* The exercise: Pull out every line of the listing below where "chart" appears.

* Data provided:
****************
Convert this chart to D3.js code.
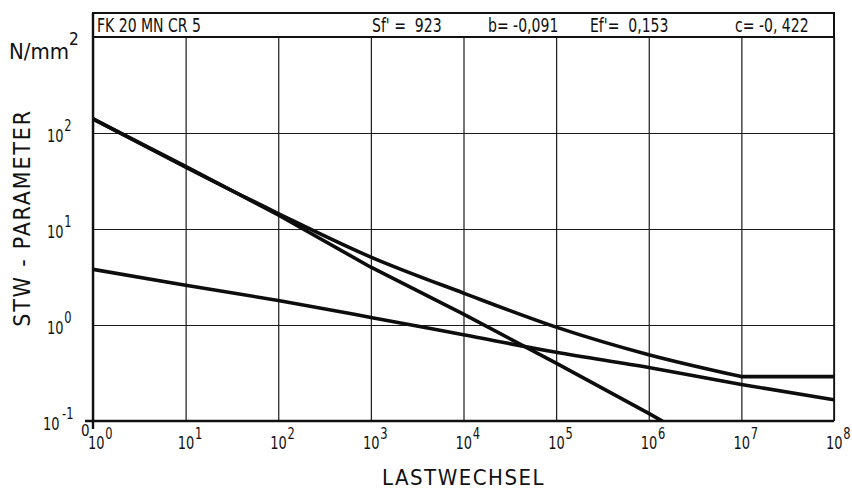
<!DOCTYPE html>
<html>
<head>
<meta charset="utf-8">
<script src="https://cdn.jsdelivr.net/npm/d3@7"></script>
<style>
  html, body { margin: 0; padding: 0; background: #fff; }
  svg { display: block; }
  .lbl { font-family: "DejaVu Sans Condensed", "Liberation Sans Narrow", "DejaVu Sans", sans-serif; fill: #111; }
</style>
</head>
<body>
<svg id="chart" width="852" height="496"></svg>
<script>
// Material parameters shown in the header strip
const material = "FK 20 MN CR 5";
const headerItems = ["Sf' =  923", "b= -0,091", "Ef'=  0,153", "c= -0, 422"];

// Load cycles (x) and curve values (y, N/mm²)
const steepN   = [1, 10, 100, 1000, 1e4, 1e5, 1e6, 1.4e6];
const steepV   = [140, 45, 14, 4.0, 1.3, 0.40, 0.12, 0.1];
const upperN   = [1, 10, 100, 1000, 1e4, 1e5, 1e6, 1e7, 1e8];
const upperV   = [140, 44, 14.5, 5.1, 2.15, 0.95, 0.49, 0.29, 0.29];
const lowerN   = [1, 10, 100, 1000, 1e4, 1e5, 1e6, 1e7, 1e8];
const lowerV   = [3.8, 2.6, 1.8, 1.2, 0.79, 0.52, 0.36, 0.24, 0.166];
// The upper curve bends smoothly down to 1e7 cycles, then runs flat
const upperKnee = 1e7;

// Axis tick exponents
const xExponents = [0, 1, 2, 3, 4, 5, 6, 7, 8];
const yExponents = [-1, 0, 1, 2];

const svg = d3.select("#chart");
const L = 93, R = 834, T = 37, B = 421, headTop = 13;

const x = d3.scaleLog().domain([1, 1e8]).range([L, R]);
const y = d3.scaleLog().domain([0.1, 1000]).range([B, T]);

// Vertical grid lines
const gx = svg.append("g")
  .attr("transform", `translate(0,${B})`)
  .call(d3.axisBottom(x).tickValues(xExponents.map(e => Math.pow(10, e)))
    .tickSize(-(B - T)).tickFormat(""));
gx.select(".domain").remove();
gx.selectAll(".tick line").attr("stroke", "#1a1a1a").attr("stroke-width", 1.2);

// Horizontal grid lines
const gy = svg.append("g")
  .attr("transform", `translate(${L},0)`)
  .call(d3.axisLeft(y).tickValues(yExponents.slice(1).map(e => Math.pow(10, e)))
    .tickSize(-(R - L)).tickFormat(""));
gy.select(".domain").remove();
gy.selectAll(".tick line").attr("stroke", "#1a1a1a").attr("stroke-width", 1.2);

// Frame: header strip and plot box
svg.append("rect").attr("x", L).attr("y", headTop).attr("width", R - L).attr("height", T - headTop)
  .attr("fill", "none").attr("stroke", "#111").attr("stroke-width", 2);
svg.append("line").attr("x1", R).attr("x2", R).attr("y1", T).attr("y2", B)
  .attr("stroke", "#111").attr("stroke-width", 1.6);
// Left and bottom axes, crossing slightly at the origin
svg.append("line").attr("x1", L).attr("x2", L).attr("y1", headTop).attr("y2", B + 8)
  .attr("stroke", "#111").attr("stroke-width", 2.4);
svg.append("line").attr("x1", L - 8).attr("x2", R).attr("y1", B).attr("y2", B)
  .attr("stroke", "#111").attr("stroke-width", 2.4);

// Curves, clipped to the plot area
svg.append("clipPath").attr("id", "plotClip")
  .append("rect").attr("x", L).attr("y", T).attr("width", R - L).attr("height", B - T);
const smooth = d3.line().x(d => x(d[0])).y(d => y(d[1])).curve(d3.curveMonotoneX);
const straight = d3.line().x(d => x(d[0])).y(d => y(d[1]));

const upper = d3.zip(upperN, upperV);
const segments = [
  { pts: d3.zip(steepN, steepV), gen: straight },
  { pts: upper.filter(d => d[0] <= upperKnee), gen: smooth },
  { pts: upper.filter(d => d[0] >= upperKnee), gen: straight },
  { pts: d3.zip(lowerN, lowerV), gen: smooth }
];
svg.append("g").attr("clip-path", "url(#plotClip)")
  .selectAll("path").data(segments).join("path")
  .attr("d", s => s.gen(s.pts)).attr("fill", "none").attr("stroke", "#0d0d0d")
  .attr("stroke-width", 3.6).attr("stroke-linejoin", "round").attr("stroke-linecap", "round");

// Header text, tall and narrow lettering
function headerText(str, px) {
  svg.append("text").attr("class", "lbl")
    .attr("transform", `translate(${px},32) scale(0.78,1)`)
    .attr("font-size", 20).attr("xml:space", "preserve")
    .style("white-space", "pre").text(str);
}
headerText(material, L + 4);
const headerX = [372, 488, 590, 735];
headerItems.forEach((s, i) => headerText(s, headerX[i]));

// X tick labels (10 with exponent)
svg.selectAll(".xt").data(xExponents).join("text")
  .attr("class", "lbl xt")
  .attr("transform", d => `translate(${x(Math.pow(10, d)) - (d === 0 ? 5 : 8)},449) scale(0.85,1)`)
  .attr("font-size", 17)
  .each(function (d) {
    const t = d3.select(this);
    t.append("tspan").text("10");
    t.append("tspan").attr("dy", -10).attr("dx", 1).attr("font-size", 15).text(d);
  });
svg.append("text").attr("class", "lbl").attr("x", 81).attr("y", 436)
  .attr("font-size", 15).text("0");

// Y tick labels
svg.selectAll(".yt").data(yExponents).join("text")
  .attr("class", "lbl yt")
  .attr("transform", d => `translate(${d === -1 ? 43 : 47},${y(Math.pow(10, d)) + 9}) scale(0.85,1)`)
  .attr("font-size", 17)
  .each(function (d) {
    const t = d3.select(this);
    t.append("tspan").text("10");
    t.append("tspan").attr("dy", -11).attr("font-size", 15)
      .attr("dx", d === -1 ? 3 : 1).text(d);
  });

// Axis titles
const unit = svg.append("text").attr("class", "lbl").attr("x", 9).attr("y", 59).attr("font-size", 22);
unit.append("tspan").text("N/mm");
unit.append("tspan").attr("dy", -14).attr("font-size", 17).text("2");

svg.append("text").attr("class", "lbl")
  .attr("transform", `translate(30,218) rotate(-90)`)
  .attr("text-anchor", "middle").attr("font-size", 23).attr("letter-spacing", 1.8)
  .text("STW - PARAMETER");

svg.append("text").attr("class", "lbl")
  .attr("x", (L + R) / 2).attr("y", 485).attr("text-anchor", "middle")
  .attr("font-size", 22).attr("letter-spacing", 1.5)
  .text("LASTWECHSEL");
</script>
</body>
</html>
****************
* Solution for this problem:
Convert this chart to D3.js code.
<svg id="chart" width="852" height="496"></svg>
const svg = d3.select("#chart");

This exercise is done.